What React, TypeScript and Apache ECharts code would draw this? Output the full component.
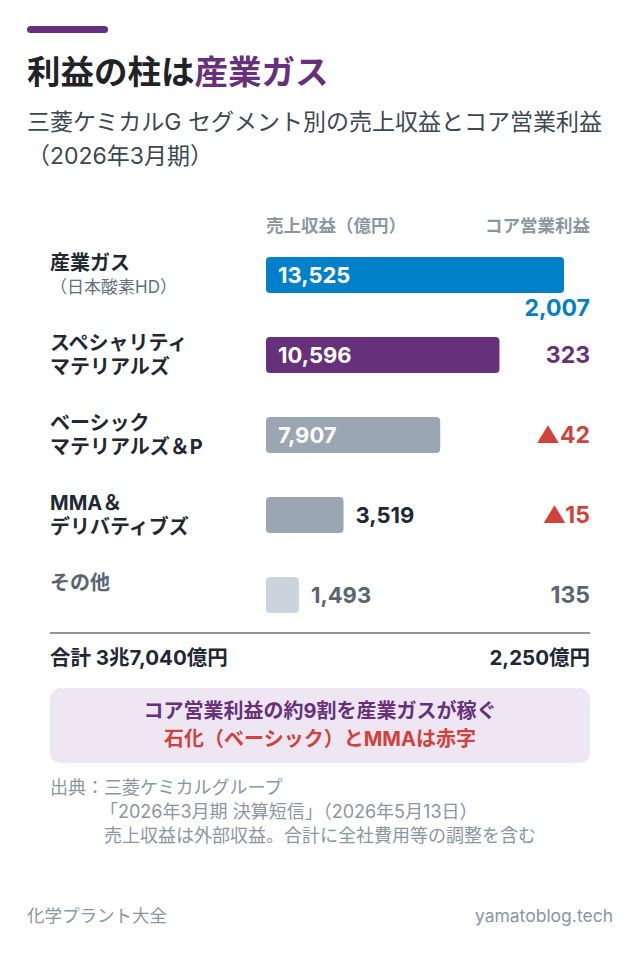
import { useEffect, useRef } from "react";
import * as echarts from "echarts";

// segment data (億円, 2026年3月期)
const segmentNames = ["産業ガス", "スペシャリティ", "ベーシック", "MMA＆", "その他"];
const segmentNotes = ["（日本酸素HD）", "マテリアルズ", "マテリアルズ＆P", "デリバティブズ", ""];
const revenue = [13525, 10596, 7907, 3519, 1493];
const coreProfit = [2007, 323, -42, -15, 135];
const totalRevenue = 37040;
const totalCoreProfit = 2250;

const FONT = "Inter, 'Noto Sans CJK JP', 'Noto Sans', sans-serif";
const DARK = "#1f2933";
const SUB = "#3d4752";
const MUTED = "#5b6571";
const LIGHT = "#8c96a1";
const BLUE = "#0080c8";
const PURPLE = "#66317a";
const RED = "#d0423b";

const barColors = [BLUE, PURPLE, "#9aa6b2", "#9aa6b2", "#c9d4dd"];
const coreColors = [BLUE, PURPLE, RED, RED, MUTED];
const outsideLabelColors = [DARK, DARK, DARK, DARK, MUTED];

const fmt = (n: number) => n.toLocaleString("en-US");
const fmtCore = (n: number) => (n < 0 ? "▲" + fmt(-n) : fmt(n));
function fmtOku(n: number) {
    const cho = Math.floor(n / 10000);
    return (cho ? cho + "兆" : "") + fmt(n % 10000) + "億円";
}

function txt(text: string, x: number, y: number, size: number, color: string, opts: { bold?: boolean; align?: string } = {}) {
    const align = opts.align ?? "left";
    return {
        type: "text",
        style: {
            text, x, y,
            font: `${opts.bold ? "bold " : ""}${size}px ${FONT}`,
            fill: color,
            align, textAlign: align,
            verticalAlign: "middle", textVerticalAlign: "middle"
        }
    };
}

function buildOption(): echarts.EChartsCoreOption {
    const leftRich: Record<string, object> = {
        n: { fontFamily: FONT, fontSize: 20, fontWeight: "bold", color: DARK, lineHeight: 24 },
        m: { fontFamily: FONT, fontSize: 20, fontWeight: "bold", color: MUTED, lineHeight: 24 },
        s: { fontFamily: FONT, fontSize: 17, color: "#66707a", lineHeight: 24 }
    };
    const rightRich: Record<string, object> = {
        sp: { fontSize: 12, lineHeight: 66 }
    };
    coreColors.forEach((c, i) => {
        rightRich["c" + i] = { fontFamily: FONT, fontSize: 23, fontWeight: "bold", color: c, lineHeight: i === 0 ? 66 : 30 };
    });

    return {
        animation: false,
        backgroundColor: "#ffffff",
        grid: { left: 266, right: 76, top: 235, height: 400 },
        xAxis: { type: "value", min: 0, max: 13525, show: false },
        yAxis: [
            {
                type: "category",
                data: segmentNames,
                inverse: true,
                position: "left",
                axisLine: { show: false },
                axisTick: { show: false },
                axisLabel: {
                    interval: 0,
                    margin: 216,
                    align: "left",
                    rich: leftRich,
                    formatter: (v: string, i: number) => {
                        const note = segmentNotes[i];
                        if (i === 0) return `{n|${v}}\n{s|${note}}`;
                        if (i === segmentNames.length - 1) return `{m|${v}}\n{s| }`;
                        return `{n|${v}}\n{n|${note}}`;
                    }
                }
            },
            {
                type: "category",
                data: segmentNames,
                inverse: true,
                position: "right",
                axisLine: { show: false },
                axisTick: { show: false },
                axisLabel: {
                    interval: 0,
                    margin: 26,
                    align: "right",
                    rich: rightRich,
                    formatter: (_v: string, i: number) =>
                        i === 0 ? `{sp| }\n{c0|${fmtCore(coreProfit[0])}}` : `{c${i}|${fmtCore(coreProfit[i])}}`
                }
            }
        ],
        series: [
            {
                type: "bar",
                yAxisIndex: 0,
                barWidth: 36,
                data: revenue.map((v, i) => {
                    const inside = v > 5000;
                    return {
                        value: v,
                        itemStyle: { color: barColors[i], borderRadius: 4 },
                        label: {
                            show: true,
                            position: inside ? "insideLeft" : "right",
                            distance: 12,
                            formatter: fmt(v),
                            fontFamily: FONT,
                            fontSize: 22,
                            fontWeight: "bold",
                            color: inside ? "#ffffff" : outsideLabelColors[i]
                        }
                    };
                })
            }
        ],
        graphic: [
            { type: "rect", shape: { x: 27, y: 26, width: 81, height: 7, r: 3.5 }, style: { fill: PURPLE } },
            {
                type: "text",
                style: {
                    text: "{a|利益の柱は}{b|産業ガス}",
                    x: 27, y: 72,
                    align: "left", textAlign: "left",
                    verticalAlign: "middle", textVerticalAlign: "middle",
                    rich: {
                        a: { font: `bold 33.5px ${FONT}`, fill: "#1f2328" },
                        b: { font: `bold 33.5px ${FONT}`, fill: PURPLE }
                    }
                }
            },
            txt("三菱ケミカルG セグメント別の売上収益とコア営業利益", 27, 122, 23, SUB),
            txt("（2026年3月期）", 27, 156, 23, SUB),
            txt("売上収益（億円）", 266, 225, 17.5, LIGHT, { bold: true }),
            txt("コア営業利益", 590, 225, 17.5, LIGHT, { bold: true, align: "right" }),
            { type: "line", shape: { x1: 50, y1: 633, x2: 590, y2: 633 }, style: { stroke: LIGHT, lineWidth: 2 } },
            txt("合計 " + fmtOku(totalRevenue), 50, 657, 20.5, DARK, { bold: true }),
            txt(fmtOku(totalCoreProfit), 590, 657, 20.5, DARK, { bold: true, align: "right" }),
            { type: "rect", shape: { x: 50, y: 688, width: 540, height: 75, r: 10 }, style: { fill: "#efe6f3" } },
            txt("コア営業利益の約9割を産業ガスが稼ぐ", 320, 711, 20, PURPLE, { bold: true, align: "center" }),
            txt("石化（ベーシック）とMMAは赤字", 320, 739, 20, RED, { bold: true, align: "center" }),
            txt("出典：三菱ケミカルグループ", 50, 787, 18, LIGHT),
            txt("「2026年3月期 決算短信」（2026年5月13日）", 100, 811, 18, LIGHT),
            txt("売上収益は外部収益。合計に全社費用等の調整を含む", 104, 835, 18, LIGHT),
            txt("化学プラント大全", 27, 915, 17.5, LIGHT),
            txt("yamatoblog.tech", 613, 915, 17.5, LIGHT, { align: "right" })
        ]
    };
}

export default function App() {
    const ref = useRef<HTMLDivElement>(null);

    useEffect(() => {
        document.body.style.margin = "0";
        if (!ref.current) return;
        const chart = echarts.init(ref.current, undefined, { renderer: "svg" });
        chart.setOption(buildOption());
        return () => chart.dispose();
    }, []);

    return <div ref={ref} style={{ width: 640, height: 955, background: "#fff" }} />;
}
....................
◆ DO THIS
All of the lines above should be printed exactly, minus the pictures.

◆ FINAL RESULT
What React, TypeScript and Apache ECharts code would draw this? Output the full component.
import { useEffect, useRef } from "react";
import * as echarts from "echarts";

// segment data (億円, 2026年3月期)
const segmentNames = ["産業ガス", "スペシャリティ", "ベーシック", "MMA＆", "その他"];
const segmentNotes = ["（日本酸素HD）", "マテリアルズ", "マテリアルズ＆P", "デリバティブズ", ""];
const revenue = [13525, 10596, 7907, 3519, 1493];
const coreProfit = [2007, 323, -42, -15, 135];
const totalRevenue = 37040;
const totalCoreProfit = 2250;

const FONT = "Inter, 'Noto Sans CJK JP', 'Noto Sans', sans-serif";
const DARK = "#1f2933";
const SUB = "#3d4752";
const MUTED = "#5b6571";
const LIGHT = "#8c96a1";
const BLUE = "#0080c8";
const PURPLE = "#66317a";
const RED = "#d0423b";

const barColors = [BLUE, PURPLE, "#9aa6b2", "#9aa6b2", "#c9d4dd"];
const coreColors = [BLUE, PURPLE, RED, RED, MUTED];
const outsideLabelColors = [DARK, DARK, DARK, DARK, MUTED];

const fmt = (n: number) => n.toLocaleString("en-US");
const fmtCore = (n: number) => (n < 0 ? "▲" + fmt(-n) : fmt(n));
function fmtOku(n: number) {
    const cho = Math.floor(n / 10000);
    return (cho ? cho + "兆" : "") + fmt(n % 10000) + "億円";
}

function txt(text: string, x: number, y: number, size: number, color: string, opts: { bold?: boolean; align?: string } = {}) {
    const align = opts.align ?? "left";
    return {
        type: "text",
        style: {
            text, x, y,
            font: `${opts.bold ? "bold " : ""}${size}px ${FONT}`,
            fill: color,
            align, textAlign: align,
            verticalAlign: "middle", textVerticalAlign: "middle"
        }
    };
}

function buildOption(): echarts.EChartsCoreOption {
    const leftRich: Record<string, object> = {
        n: { fontFamily: FONT, fontSize: 20, fontWeight: "bold", color: DARK, lineHeight: 24 },
        m: { fontFamily: FONT, fontSize: 20, fontWeight: "bold", color: MUTED, lineHeight: 24 },
        s: { fontFamily: FONT, fontSize: 17, color: "#66707a", lineHeight: 24 }
    };
    const rightRich: Record<string, object> = {
        sp: { fontSize: 12, lineHeight: 66 }
    };
    coreColors.forEach((c, i) => {
        rightRich["c" + i] = { fontFamily: FONT, fontSize: 23, fontWeight: "bold", color: c, lineHeight: i === 0 ? 66 : 30 };
    });

    return {
        animation: false,
        backgroundColor: "#ffffff",
        grid: { left: 266, right: 76, top: 235, height: 400 },
        xAxis: { type: "value", min: 0, max: 13525, show: false },
        yAxis: [
            {
                type: "category",
                data: segmentNames,
                inverse: true,
                position: "left",
                axisLine: { show: false },
                axisTick: { show: false },
                axisLabel: {
                    interval: 0,
                    margin: 216,
                    align: "left",
                    rich: leftRich,
                    formatter: (v: string, i: number) => {
                        const note = segmentNotes[i];
                        if (i === 0) return `{n|${v}}\n{s|${note}}`;
                        if (i === segmentNames.length - 1) return `{m|${v}}\n{s| }`;
                        return `{n|${v}}\n{n|${note}}`;
                    }
                }
            },
            {
                type: "category",
                data: segmentNames,
                inverse: true,
                position: "right",
                axisLine: { show: false },
                axisTick: { show: false },
                axisLabel: {
                    interval: 0,
                    margin: 26,
                    align: "right",
                    rich: rightRich,
                    formatter: (_v: string, i: number) =>
                        i === 0 ? `{sp| }\n{c0|${fmtCore(coreProfit[0])}}` : `{c${i}|${fmtCore(coreProfit[i])}}`
                }
            }
        ],
        series: [
            {
                type: "bar",
                yAxisIndex: 0,
                barWidth: 36,
                data: revenue.map((v, i) => {
                    const inside = v > 5000;
                    return {
                        value: v,
                        itemStyle: { color: barColors[i], borderRadius: 4 },
                        label: {
                            show: true,
                            position: inside ? "insideLeft" : "right",
                            distance: 12,
                            formatter: fmt(v),
                            fontFamily: FONT,
                            fontSize: 22,
                            fontWeight: "bold",
                            color: inside ? "#ffffff" : outsideLabelColors[i]
                        }
                    };
                })
            }
        ],
        graphic: [
            { type: "rect", shape: { x: 27, y: 26, width: 81, height: 7, r: 3.5 }, style: { fill: PURPLE } },
            {
                type: "text",
                style: {
                    text: "{a|利益の柱は}{b|産業ガス}",
                    x: 27, y: 72,
                    align: "left", textAlign: "left",
                    verticalAlign: "middle", textVerticalAlign: "middle",
                    rich: {
                        a: { font: `bold 33.5px ${FONT}`, fill: "#1f2328" },
                        b: { font: `bold 33.5px ${FONT}`, fill: PURPLE }
                    }
                }
            },
            txt("三菱ケミカルG セグメント別の売上収益とコア営業利益", 27, 122, 23, SUB),
            txt("（2026年3月期）", 27, 156, 23, SUB),
            txt("売上収益（億円）", 266, 225, 17.5, LIGHT, { bold: true }),
            txt("コア営業利益", 590, 225, 17.5, LIGHT, { bold: true, align: "right" }),
            { type: "line", shape: { x1: 50, y1: 633, x2: 590, y2: 633 }, style: { stroke: LIGHT, lineWidth: 2 } },
            txt("合計 " + fmtOku(totalRevenue), 50, 657, 20.5, DARK, { bold: true }),
            txt(fmtOku(totalCoreProfit), 590, 657, 20.5, DARK, { bold: true, align: "right" }),
            { type: "rect", shape: { x: 50, y: 688, width: 540, height: 75, r: 10 }, style: { fill: "#efe6f3" } },
            txt("コア営業利益の約9割を産業ガスが稼ぐ", 320, 711, 20, PURPLE, { bold: true, align: "center" }),
            txt("石化（ベーシック）とMMAは赤字", 320, 739, 20, RED, { bold: true, align: "center" }),
            txt("出典：三菱ケミカルグループ", 50, 787, 18, LIGHT),
            txt("「2026年3月期 決算短信」（2026年5月13日）", 100, 811, 18, LIGHT),
            txt("売上収益は外部収益。合計に全社費用等の調整を含む", 104, 835, 18, LIGHT),
            txt("化学プラント大全", 27, 915, 17.5, LIGHT),
            txt("yamatoblog.tech", 613, 915, 17.5, LIGHT, { align: "right" })
        ]
    };
}

export default function App() {
    const ref = useRef<HTMLDivElement>(null);

    useEffect(() => {
        document.body.style.margin = "0";
        if (!ref.current) return;
        const chart = echarts.init(ref.current, undefined, { renderer: "svg" });
        chart.setOption(buildOption());
        return () => chart.dispose();
    }, []);

    return <div ref={ref} style={{ width: 640, height: 955, background: "#fff" }} />;
}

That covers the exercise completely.